Dr. Natalia Nowakowska is a Tutor & Lecturer in Early Modern History at Somerville College, University of Oxford.

Thursday, 14 March 2013

Rome & Buenos Aires

Buenos Aires Cathedral
Photo by longhorndave
            In 1979, my grandfather wrote the first English-language biography of the new Polish pope, and he entitled it ‘The Man From Cracow’. The new pope of 2013 is, then, the man from Buenos Aires. “It seems my brother cardinals have gone to the ends of the earth” to find a pontiff, Pope Francis said on Rome’s most famous balcony last night.
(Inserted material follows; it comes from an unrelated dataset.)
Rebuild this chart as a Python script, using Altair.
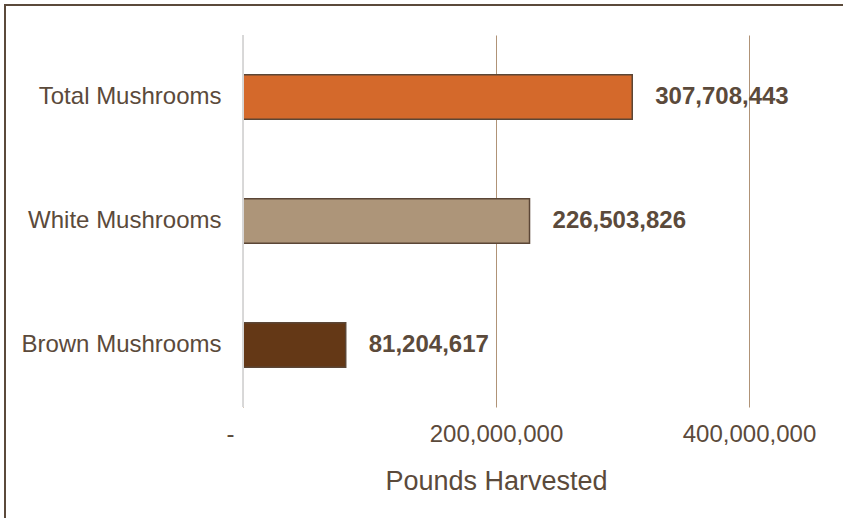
import altair as alt
import pandas as pd

categories = ["Total Mushrooms", "White Mushrooms", "Brown Mushrooms"]
values = [307708443, 226503826, 81204617]
labels = ["307,708,443", "226,503,826", "81,204,617"]
colors = ["#D4692B", "#AD9579", "#643816"]
tick_values = [0, 200000000, 400000000]

df = pd.DataFrame({"category": categories, "value": values, "label": labels, "color": colors})

TEXT = "#5B4A3B"
FONT = "Liberation Sans"
W, H = 506, 372
PL, PT = 243, 35

y_enc = alt.Y("category:N", sort=categories, title=None,
              scale=alt.Scale(paddingInner=0.64, paddingOuter=0.32),
              axis=alt.Axis(labelFontSize=24, labelColor=TEXT, labelFont=FONT, labelLimit=0,
                            ticks=False, domain=False, labelPadding=22, grid=False))
x_enc = alt.X("value:Q", title="Pounds Harvested",
              scale=alt.Scale(domain=[0, 400000000], nice=False),
              axis=alt.Axis(values=tick_values,
                            labelExpr="datum.value == 0 ? '-' : format(datum.value, ',')",
                            labelAlign={"condition": {"test": "datum.value == 0", "value": "right"}, "value": "center"},
                            labelOffset={"condition": {"test": "datum.value == 0", "value": -9}, "value": 0},
                            labelFontSize=24, labelColor=TEXT, labelFont=FONT,
                            titleFontSize=27, titleColor=TEXT, titleFont=FONT, titleFontWeight="normal",
                            titlePadding=22, labelPadding=15, ticks=False, domain=False,
                            grid=True, gridColor="#B09377", gridWidth=1))

base = alt.Chart(df)

zero_rule = base.mark_rule(color="#D9D9D9", strokeWidth=1.5).encode(
    x=alt.datum(0), y=alt.value(0), y2=alt.value(H))

bars = base.mark_bar(stroke="#5B4636", strokeWidth=1.5).encode(
    x=x_enc, y=y_enc, color=alt.Color("color:N", scale=None))

text = base.mark_text(align="left", dx=23, fontSize=24, fontWeight="bold", color=TEXT, font=FONT).encode(
    x="value:Q", y=alt.Y("category:N", sort=categories), text="label:N")

border_top = base.mark_rule(color="#5B4A3B", strokeWidth=2).encode(
    x=alt.value(-PL + 4), x2=alt.value(843 - PL), y=alt.value(-PT + 5))
border_left = base.mark_rule(color="#5B4A3B", strokeWidth=2).encode(
    x=alt.value(-PL + 5), y=alt.value(-PT + 4), y2=alt.value(518 - PT))

chart = alt.layer(bars, zero_rule, text, border_top, border_left).properties(
    width=W, height=H,
    autosize=alt.AutoSizeParams(type="none"),
    padding={"left": PL, "top": PT, "right": 843 - PL - W, "bottom": 518 - PT - H},
    background="white",
).configure_view(stroke=None)

chart.save("out.html", embed_options={"renderer": "svg", "actions": False})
When I first flew into Buenos Aires, it did indeed look like that – a city on the far edge of the Atlantic, surrounded by a vast South American plain, lapped by the brown waters of the Rio de la Plata delta.
Those who write on South America’s troubled 20th century will have their own perspectives on what the election yesterday of the cardinal-archbishop of Buenos Aires, Cardinal Jorge Mario Bergoglio (b.1936), as pope means. For a historian of the early modern church, however, this feels like a moment when two great legacies of the 16th century have finally struck home in Rome. The 16th century was of course the period in which the Roman church, after tentative beginnings with new dioceses in the Mid-Atlantic isles in the 15th century, went truly global. Throughout the brutal Spanish conquest of South America, the conquistadores were followed by Catholic missionaries, who baptised the subjects of the defeated Aztec, Inca and Maya rulers in their millions. Buenos Aires, on the southern, coastal fringes of that Spanish continental empire, was founded in the 1530s, and in 1620 Pedro Carranza was named the very first bishop of the diocese of Rio de la Plata.
The sixteenth century also saw the birth of what is perhaps the Catholic Church’s most famous religious order, the Society of Jesus, or Jesuits. Founded by the Spanish ex-solider Ignatius Loyola, and officially launched with a papal bull of 1540, the Jesuits specialised from the outset in mission work – in Protestant areas of Europe, in what they saw as the un-evangelised rural heartlands of Catholic Europe, in Japan, China, and of course the Americas. They were particularly active in the areas we now call Paraguay and Argentina, setting up networks of missions deep in the interior, founding the Jesuit college of Cordoba in 1611. In over half a millennium of high-profile activity, the Society of Jesus, this distinctive product of the 16C Roman church, never produced a pope.
So, when on Tuesday an archbishop of Buenos Aires and a Jesuit is enthroned as bishop of Rome, we need to look to the 16th century to grasp the long-term trajectories which have led Cardinal Bergoglio to the papacy. His church has never recovered the religious monopoly in Western and Central Europe which it lost with the 16C Reformation, but the story of this particular papacy begins in 16C Spanish America. We can only guess what Pedro Carranza, as he began the construction of Buenos Aires’ first cathedral by the brown river in the 1620s, or Argentina’s only beato, the Mapuche Ceferino Namancura, a pious teenager who died of tuberculosis in Rome in 1905, would have made of the idea of a pope from Argentina. However, for Christianity, which itself came to Rome from the imperial margins, a pope from the periphery of Spain’s pioneering global empire seems a historically apt choice.